Questions for RTC Vendors#
Before approving a broad firewall exception, ask:
- Which features require STUN/TURN, and which provider operates the relay?
- How long do client credentials live, and are they bound to a tenant, user, device, meeting, session, or peer?
- Can an authenticated client select arbitrary peer addresses? Which private, loopback, link-local, metadata, multicast, and reserved ranges are denied?
- Can customers obtain allocation, peer, duration, and byte-count logs?
- How should customers allow the application while denying generic STUN/TURN from unrelated systems?
- Is the relay dedicated, multi-tenant, or shared through another RTC, CDN, or cloud provider?

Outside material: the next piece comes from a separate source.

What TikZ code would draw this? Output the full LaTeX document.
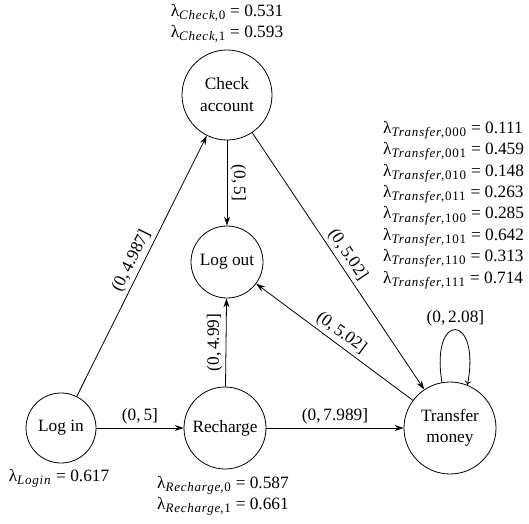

If the vendor cannot answer those questions, the exception should not be broad.
The Takeaway#
STUN and TURN are not malicious. They solve a real connectivity problem. The risk appears when an organization treats an approved destination as proof of an approved application and session.
Allow the collaboration tools the business needs, but scope their paths, use live destination data, log the exceptions, correlate network activity with endpoint and meeting context, and test the controls from both sides. If the firewall can tell you only that a host reached a Teams server on an approved port, it has verified the destination—not the meeting.